- _Stored data_
- - -

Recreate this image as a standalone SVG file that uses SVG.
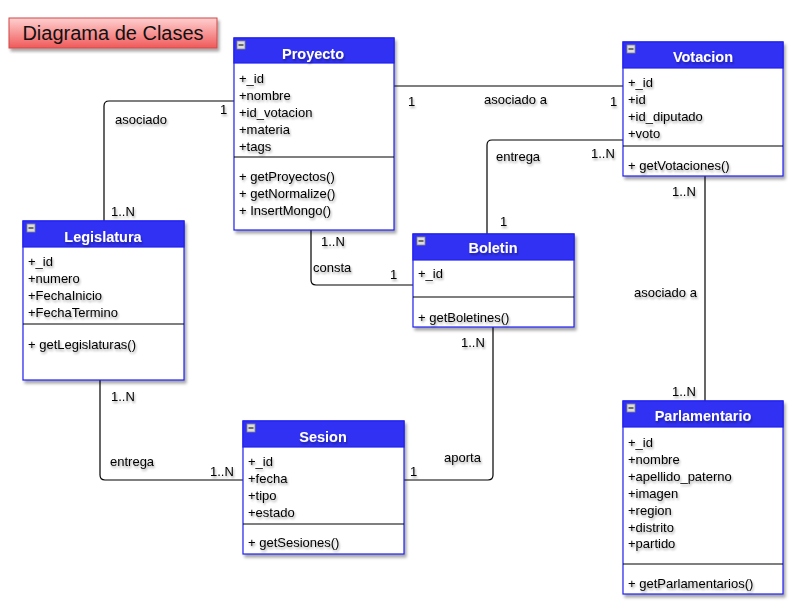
<svg xmlns="http://www.w3.org/2000/svg" width="811" height="609" viewBox="0 0 811 609">
<defs>
<linearGradient id="titleGrad" x1="0" y1="0" x2="0" y2="1">
<stop offset="0" stop-color="#ffd0d0"/>
<stop offset="1" stop-color="#f05a5a"/>
</linearGradient>
<filter id="boxShadow" x="-10%" y="-10%" width="130%" height="130%">
<feDropShadow dx="2" dy="3" stdDeviation="1.5" flood-color="#000" flood-opacity="0.35"/>
</filter>
<filter id="txtShadow" x="-10%" y="-30%" width="130%" height="180%">
<feDropShadow dx="1" dy="2" stdDeviation="1" flood-color="#000" flood-opacity="0.35"/>
</filter>
<g id="minus">
<rect x="0" y="0" width="8" height="8" fill="#ddd" stroke="#888" stroke-width="0.8"/>
<line x1="1.5" y1="4" x2="6.5" y2="4" stroke="#222" stroke-width="1.2"/>
</g>
</defs>
<style>
.box{fill:#fff;stroke:#2222ee;stroke-width:1.2;filter:url(#boxShadow)}
.hdr{fill:#3131f4;stroke:#2222ee;stroke-width:1.2}
.div{stroke:#000;stroke-width:1.2}
.ht{font-family:"Liberation Sans",Arial,sans-serif;font-size:14.5px;font-weight:bold;fill:#fff;text-anchor:middle;filter:url(#txtShadow)}
.t{font-family:"Liberation Sans",Arial,sans-serif;font-size:13px;fill:#000;filter:url(#txtShadow)}
.c{fill:none;stroke:#000;stroke-width:1.2}
</style>
<rect width="811" height="609" fill="#fff"/>

<g id="title">
<rect x="9" y="18" width="208" height="30" fill="url(#titleGrad)" stroke="#d04848" stroke-width="1" filter="url(#boxShadow)"/>
<text x="113" y="40" font-family="Liberation Sans,Arial,sans-serif" font-size="20" text-anchor="middle" fill="#111">Diagrama de Clases</text>
</g>

<g id="connectors">
<path class="c" d="M234,101 H109 Q104,101 104,106 V221"/>
<path class="c" d="M394,86 H623"/>
<path class="c" d="M623,140 H492 Q487,140 487,145 V234"/>
<path class="c" d="M705,176 V402"/>
<path class="c" d="M311,230 V280 Q311,285 316,285 H413"/>
<path class="c" d="M493,327 V475 Q493,480 488,480 H404"/>
<path class="c" d="M100,380 V475 Q100,480 105,480 H243"/>
<text class="t" x="115" y="124">asociado</text>
<text class="t" x="220" y="114">1</text>
<text class="t" x="111" y="216">1..N</text>
<text class="t" x="408" y="106">1</text>
<text class="t" x="484" y="104">asociado a</text>
<text class="t" x="610" y="106">1</text>
<text class="t" x="496" y="161">entrega</text>
<text class="t" x="591" y="158">1..N</text>
<text class="t" x="500" y="226">1</text>
<text class="t" x="672" y="196">1..N</text>
<text class="t" x="634" y="297">asociado a</text>
<text class="t" x="672" y="396">1..N</text>
<text class="t" x="321" y="246">1..N</text>
<text class="t" x="313" y="272">consta</text>
<text class="t" x="390" y="279">1</text>
<text class="t" x="461" y="347">1..N</text>
<text class="t" x="444" y="462">aporta</text>
<text class="t" x="410" y="476">1</text>
<text class="t" x="111" y="401">1..N</text>
<text class="t" x="110" y="466">entrega</text>
<text class="t" x="210" y="476">1..N</text>
</g>

<g id="Proyecto">
<rect class="box" x="234" y="38" width="160" height="192"/>
<rect class="hdr" x="234" y="38" width="160" height="25"/>
<use href="#minus" x="237" y="41"/>
<text class="ht" x="313" y="59">Proyecto</text>
<text class="t" x="239" y="83">+_id</text>
<text class="t" x="239" y="100">+nombre</text>
<text class="t" x="239" y="117">+id_votacion</text>
<text class="t" x="239" y="134">+materia</text>
<text class="t" x="239" y="151">+tags</text>
<line class="div" x1="234" y1="157" x2="394" y2="157"/>
<text class="t" x="239" y="181">+ getProyectos()</text>
<text class="t" x="239" y="198">+ getNormalize()</text>
<text class="t" x="239" y="215">+ InsertMongo()</text>
</g>

<g id="Votacion">
<rect class="box" x="623" y="42" width="160" height="134"/>
<rect class="hdr" x="623" y="42" width="160" height="26"/>
<use href="#minus" x="627" y="45"/>
<text class="ht" x="703" y="62">Votacion</text>
<text class="t" x="628" y="87">+_id</text>
<text class="t" x="628" y="104">+id</text>
<text class="t" x="628" y="121">+id_diputado</text>
<text class="t" x="628" y="138">+voto</text>
<line class="div" x1="623" y1="146" x2="783" y2="146"/>
<text class="t" x="628" y="170">+ getVotaciones()</text>
</g>

<g id="Legislatura">
<rect class="box" x="23" y="221" width="161" height="159"/>
<rect class="hdr" x="23" y="221" width="161" height="26"/>
<use href="#minus" x="27" y="224"/>
<text class="ht" x="103" y="242">Legislatura</text>
<text class="t" x="28" y="266">+_id</text>
<text class="t" x="28" y="283">+numero</text>
<text class="t" x="28" y="300">+FechaInicio</text>
<text class="t" x="28" y="317">+FechaTermino</text>
<line class="div" x1="23" y1="324" x2="184" y2="324"/>
<text class="t" x="28" y="349">+ getLegislaturas()</text>
</g>

<g id="Boletin">
<rect class="box" x="413" y="234" width="161" height="93"/>
<rect class="hdr" x="413" y="234" width="161" height="26"/>
<use href="#minus" x="417" y="237"/>
<text class="ht" x="493" y="253">Boletin</text>
<text class="t" x="418" y="278">+_id</text>
<line class="div" x1="413" y1="297" x2="574" y2="297"/>
<text class="t" x="418" y="322">+ getBoletines()</text>
</g>

<g id="Sesion">
<rect class="box" x="243" y="421" width="161" height="133"/>
<rect class="hdr" x="243" y="421" width="161" height="26"/>
<use href="#minus" x="247" y="424"/>
<text class="ht" x="323" y="442">Sesion</text>
<text class="t" x="248" y="466">+_id</text>
<text class="t" x="248" y="483">+fecha</text>
<text class="t" x="248" y="500">+tipo</text>
<text class="t" x="248" y="517">+estado</text>
<line class="div" x1="243" y1="524" x2="404" y2="524"/>
<text class="t" x="248" y="547">+ getSesiones()</text>
</g>

<g id="Parlamentario">
<rect class="box" x="623" y="401" width="160" height="193"/>
<rect class="hdr" x="623" y="401" width="160" height="26"/>
<use href="#minus" x="627" y="404"/>
<text class="ht" x="703" y="421">Parlamentario</text>
<text class="t" x="628" y="447">+_id</text>
<text class="t" x="628" y="464">+nombre</text>
<text class="t" x="628" y="481">+apellido_paterno</text>
<text class="t" x="628" y="498">+imagen</text>
<text class="t" x="628" y="515">+region</text>
<text class="t" x="628" y="532">+distrito</text>
<text class="t" x="628" y="548">+partido</text>
<line class="div" x1="623" y1="564" x2="783" y2="564"/>
<text class="t" x="628" y="588">+ getParlamentarios()</text>
</g>
</svg>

- - -

- _What you will do_
Output the data exactly. Pictures don't belong in the result.

- _Correct response_
Recreate this image as a standalone SVG file that uses SVG.
<svg xmlns="http://www.w3.org/2000/svg" width="811" height="609" viewBox="0 0 811 609">
<defs>
<linearGradient id="titleGrad" x1="0" y1="0" x2="0" y2="1">
<stop offset="0" stop-color="#ffd0d0"/>
<stop offset="1" stop-color="#f05a5a"/>
</linearGradient>
<filter id="boxShadow" x="-10%" y="-10%" width="130%" height="130%">
<feDropShadow dx="2" dy="3" stdDeviation="1.5" flood-color="#000" flood-opacity="0.35"/>
</filter>
<filter id="txtShadow" x="-10%" y="-30%" width="130%" height="180%">
<feDropShadow dx="1" dy="2" stdDeviation="1" flood-color="#000" flood-opacity="0.35"/>
</filter>
<g id="minus">
<rect x="0" y="0" width="8" height="8" fill="#ddd" stroke="#888" stroke-width="0.8"/>
<line x1="1.5" y1="4" x2="6.5" y2="4" stroke="#222" stroke-width="1.2"/>
</g>
</defs>
<style>
.box{fill:#fff;stroke:#2222ee;stroke-width:1.2;filter:url(#boxShadow)}
.hdr{fill:#3131f4;stroke:#2222ee;stroke-width:1.2}
.div{stroke:#000;stroke-width:1.2}
.ht{font-family:"Liberation Sans",Arial,sans-serif;font-size:14.5px;font-weight:bold;fill:#fff;text-anchor:middle;filter:url(#txtShadow)}
.t{font-family:"Liberation Sans",Arial,sans-serif;font-size:13px;fill:#000;filter:url(#txtShadow)}
.c{fill:none;stroke:#000;stroke-width:1.2}
</style>
<rect width="811" height="609" fill="#fff"/>

<g id="title">
<rect x="9" y="18" width="208" height="30" fill="url(#titleGrad)" stroke="#d04848" stroke-width="1" filter="url(#boxShadow)"/>
<text x="113" y="40" font-family="Liberation Sans,Arial,sans-serif" font-size="20" text-anchor="middle" fill="#111">Diagrama de Clases</text>
</g>

<g id="connectors">
<path class="c" d="M234,101 H109 Q104,101 104,106 V221"/>
<path class="c" d="M394,86 H623"/>
<path class="c" d="M623,140 H492 Q487,140 487,145 V234"/>
<path class="c" d="M705,176 V402"/>
<path class="c" d="M311,230 V280 Q311,285 316,285 H413"/>
<path class="c" d="M493,327 V475 Q493,480 488,480 H404"/>
<path class="c" d="M100,380 V475 Q100,480 105,480 H243"/>
<text class="t" x="115" y="124">asociado</text>
<text class="t" x="220" y="114">1</text>
<text class="t" x="111" y="216">1..N</text>
<text class="t" x="408" y="106">1</text>
<text class="t" x="484" y="104">asociado a</text>
<text class="t" x="610" y="106">1</text>
<text class="t" x="496" y="161">entrega</text>
<text class="t" x="591" y="158">1..N</text>
<text class="t" x="500" y="226">1</text>
<text class="t" x="672" y="196">1..N</text>
<text class="t" x="634" y="297">asociado a</text>
<text class="t" x="672" y="396">1..N</text>
<text class="t" x="321" y="246">1..N</text>
<text class="t" x="313" y="272">consta</text>
<text class="t" x="390" y="279">1</text>
<text class="t" x="461" y="347">1..N</text>
<text class="t" x="444" y="462">aporta</text>
<text class="t" x="410" y="476">1</text>
<text class="t" x="111" y="401">1..N</text>
<text class="t" x="110" y="466">entrega</text>
<text class="t" x="210" y="476">1..N</text>
</g>

<g id="Proyecto">
<rect class="box" x="234" y="38" width="160" height="192"/>
<rect class="hdr" x="234" y="38" width="160" height="25"/>
<use href="#minus" x="237" y="41"/>
<text class="ht" x="313" y="59">Proyecto</text>
<text class="t" x="239" y="83">+_id</text>
<text class="t" x="239" y="100">+nombre</text>
<text class="t" x="239" y="117">+id_votacion</text>
<text class="t" x="239" y="134">+materia</text>
<text class="t" x="239" y="151">+tags</text>
<line class="div" x1="234" y1="157" x2="394" y2="157"/>
<text class="t" x="239" y="181">+ getProyectos()</text>
<text class="t" x="239" y="198">+ getNormalize()</text>
<text class="t" x="239" y="215">+ InsertMongo()</text>
</g>

<g id="Votacion">
<rect class="box" x="623" y="42" width="160" height="134"/>
<rect class="hdr" x="623" y="42" width="160" height="26"/>
<use href="#minus" x="627" y="45"/>
<text class="ht" x="703" y="62">Votacion</text>
<text class="t" x="628" y="87">+_id</text>
<text class="t" x="628" y="104">+id</text>
<text class="t" x="628" y="121">+id_diputado</text>
<text class="t" x="628" y="138">+voto</text>
<line class="div" x1="623" y1="146" x2="783" y2="146"/>
<text class="t" x="628" y="170">+ getVotaciones()</text>
</g>

<g id="Legislatura">
<rect class="box" x="23" y="221" width="161" height="159"/>
<rect class="hdr" x="23" y="221" width="161" height="26"/>
<use href="#minus" x="27" y="224"/>
<text class="ht" x="103" y="242">Legislatura</text>
<text class="t" x="28" y="266">+_id</text>
<text class="t" x="28" y="283">+numero</text>
<text class="t" x="28" y="300">+FechaInicio</text>
<text class="t" x="28" y="317">+FechaTermino</text>
<line class="div" x1="23" y1="324" x2="184" y2="324"/>
<text class="t" x="28" y="349">+ getLegislaturas()</text>
</g>

<g id="Boletin">
<rect class="box" x="413" y="234" width="161" height="93"/>
<rect class="hdr" x="413" y="234" width="161" height="26"/>
<use href="#minus" x="417" y="237"/>
<text class="ht" x="493" y="253">Boletin</text>
<text class="t" x="418" y="278">+_id</text>
<line class="div" x1="413" y1="297" x2="574" y2="297"/>
<text class="t" x="418" y="322">+ getBoletines()</text>
</g>

<g id="Sesion">
<rect class="box" x="243" y="421" width="161" height="133"/>
<rect class="hdr" x="243" y="421" width="161" height="26"/>
<use href="#minus" x="247" y="424"/>
<text class="ht" x="323" y="442">Sesion</text>
<text class="t" x="248" y="466">+_id</text>
<text class="t" x="248" y="483">+fecha</text>
<text class="t" x="248" y="500">+tipo</text>
<text class="t" x="248" y="517">+estado</text>
<line class="div" x1="243" y1="524" x2="404" y2="524"/>
<text class="t" x="248" y="547">+ getSesiones()</text>
</g>

<g id="Parlamentario">
<rect class="box" x="623" y="401" width="160" height="193"/>
<rect class="hdr" x="623" y="401" width="160" height="26"/>
<use href="#minus" x="627" y="404"/>
<text class="ht" x="703" y="421">Parlamentario</text>
<text class="t" x="628" y="447">+_id</text>
<text class="t" x="628" y="464">+nombre</text>
<text class="t" x="628" y="481">+apellido_paterno</text>
<text class="t" x="628" y="498">+imagen</text>
<text class="t" x="628" y="515">+region</text>
<text class="t" x="628" y="532">+distrito</text>
<text class="t" x="628" y="548">+partido</text>
<line class="div" x1="623" y1="564" x2="783" y2="564"/>
<text class="t" x="628" y="588">+ getParlamentarios()</text>
</g>
</svg>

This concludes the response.